The professional and graduate programs at Mount Holyoke College use a range of teaching formats to support busy professionals and provide flexibility to our students.

Professional and Graduate students listening attentively to a presentation

Accelerated Courses

Courses that are offered in compressed timeframes, from a few weeks long to a half-semester seven-week course. The accelerated format can be combined with any of the other learning formats (e.g., online, on-campus, limited residency, dynamic hybrid learning, etc.). Accelerated learning provides students the opportunity to focus intensively on a subject. In an accelerated course, students have the same amount of expected work and contact hours with faculty and peers, but they are compressed into a shorter time frame.

Dynamic hybrid learning

In this format, students have the option of either attending face-to-face classroom sessions on-campus/on-site OR to attend classes online through synchronous video conferencing (or a mix of on-campus and online). Using a system of video cameras that move and focus on the speaker, all students interact with each other and the instructor as if they were together in one classroom.

Professional and Graduate students in a discussion group with the instructor.

Interactive online

In this format, courses are held completely online, and include components that are both:

Synchronous: on a set schedule where all students must be online at the same time to participate (e.g. for a videoconference lecture or discussion), or

Asynchronous: students choose when to engage and complete their work, within predefined timeframes (often a few days or a one-week window).

A group of three PaGE students looking at numbers on green cards on a table.

Limited residency

This type of course format is designed to maximize the best of online learning, face-to-face learning, and community building. In a limited residency course, participants have modules that include both online coursework as well as short, intensive, on-campus/on-site sessions. Throughout the course, students are working interactively with peers and building and applying their knowledge with the mentorship of faculty. This model takes the best of what happens in a professional conference and pairs it with the ongoing support as learners continue to develop and evolve their skills.

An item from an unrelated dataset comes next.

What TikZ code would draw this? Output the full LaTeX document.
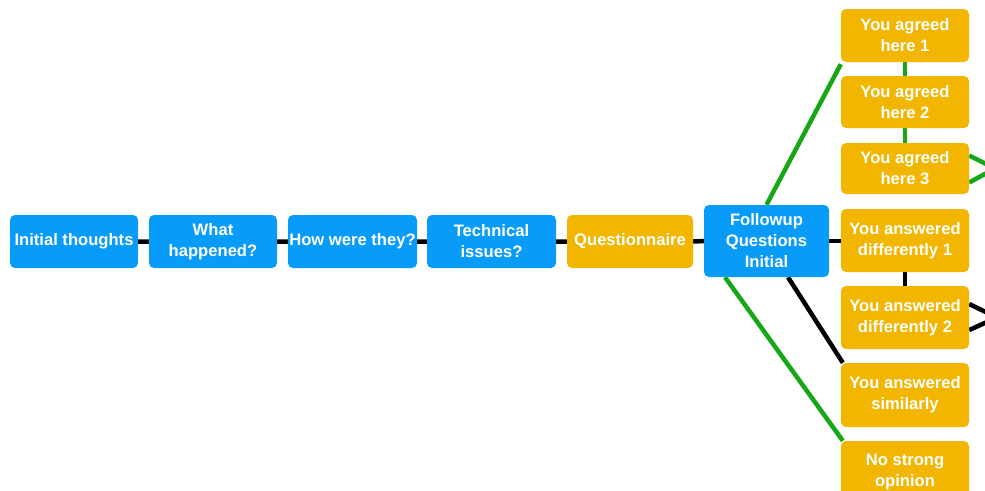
\documentclass[tikz,border=0pt]{standalone}
\usepackage{fontspec}
\setmainfont{Liberation Sans}
\usetikzlibrary{backgrounds}
\definecolor{boxblue}{RGB}{8,156,248}
\definecolor{boxgold}{RGB}{242,182,0}
\definecolor{linkgreen}{RGB}{22,168,20}
\tikzset{
  card/.style={rounded corners=5pt, minimum width=128pt, inner sep=0pt,
    text=white, align=center,
    font=\bfseries\fontsize{16.6}{21}\selectfont},
  bluecard/.style={card, fill=boxblue},
  goldcard/.style={card, fill=boxgold},
  blackline/.style={line width=4.5pt, black},
  greenline/.style={line width=4.5pt, linkgreen}
}
\begin{document}
\begin{tikzpicture}[x=1pt,y=-1pt]
\useasboundingbox (0,0) rectangle (985,490);
\clip (0,0) rectangle (985,490);

% main sequence
\node[bluecard, minimum height=53pt] (init)  at (74,241.5)    {Initial thoughts};
\node[bluecard, minimum height=53pt] (what)  at (213,241.5)   {What\\happened?};
\node[bluecard, minimum height=53pt, minimum width=129pt] (how) at (352.5,241.5) {How were they?};
\node[bluecard, minimum height=53pt, minimum width=129pt] (tech) at (491.5,241.5) {Technical\\issues?};
\node[goldcard, minimum height=53pt, minimum width=126pt] (quest) at (630,241.5) {Questionnaire};
\node[bluecard, minimum height=72pt, minimum width=125pt] (follow) at (766.5,241) {Followup\\Questions\\Initial};

% answer column
\node[goldcard, minimum height=53pt] (a1)  at (905,35.5)  {You agreed\\here 1};
\node[goldcard, minimum height=52pt] (a2)  at (905,102)   {You agreed\\here 2};
\node[goldcard, minimum height=51pt] (a3)  at (905,168.5) {You agreed\\here 3};
\node[goldcard, minimum height=63pt] (d1)  at (905,240.5) {You answered\\differently 1};
\node[goldcard, minimum height=63pt] (d2)  at (905,317.5) {You answered\\differently 2};
\node[goldcard, minimum height=64pt] (sim) at (905,395)   {You answered\\similarly};
\node[goldcard, minimum height=63pt] (nso) at (905,472.5) {No strong\\opinion};

% exits towards the next column
\coordinate (a3out) at (995,168.5);
\coordinate (d2out) at (997,317.5);

\begin{scope}[on background layer]
  \clip (0,0) rectangle (985,490);
  \draw[blackline] (init) -- (what) -- (how) -- (tech) -- (quest) -- (follow);
  \draw[blackline] (follow.east) -- (follow.east -| d1.west);
  \draw[blackline] (d1) -- (d2);
  \draw[blackline] ([xshift=21.5pt]follow.south) -- ([xshift=2pt]sim.north west);
  \draw[blackline] ([yshift=-12.5pt]d2.east) -- (d2out) -- ([yshift=13.5pt]d2.east);
  \draw[greenline] (follow.north) -- ([yshift=-2pt]a1.south west);
  \draw[greenline] (a1) -- (a2) -- (a3);
  \draw[greenline] ([yshift=-14pt]a3.east) -- (a3out) -- ([yshift=13pt]a3.east);
  \draw[greenline] ([xshift=-41.5pt]follow.south) -- ([xshift=2pt]nso.north west);
\end{scope}
\end{tikzpicture}
\end{document}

Hear what a recent student has to say about her experience
MATM students in a classroom discussion with a digital screen displaying other engaged students.

Live online

A course that uses live videoconferencing for all of the sessions. In this type of course, there is a set schedule where all students must be online at the same time to participate. These courses often use a rich, discussion-based seminar style facilitated by technology to connect participants.

Professional and Graduate students outdoors in a discussion group.

On-campus/on-site

A more traditional format, in these types of courses students are all physically together in one classroom. On-campus courses refer to courses that happen on the Mount Holyoke College campus. On-site courses refer to courses that happen in spaces that are not on the Mount Holyoke College campus (for instance in a classroom or conference room at a partner institution).

PaGE online panel discussion

What does a panel discussion look like in an online class?

Featuring teacher leadership students interacting with the course instructor and four guest speakers, this video was recorded in our X.EDUC 489: Catapult! Capstone course.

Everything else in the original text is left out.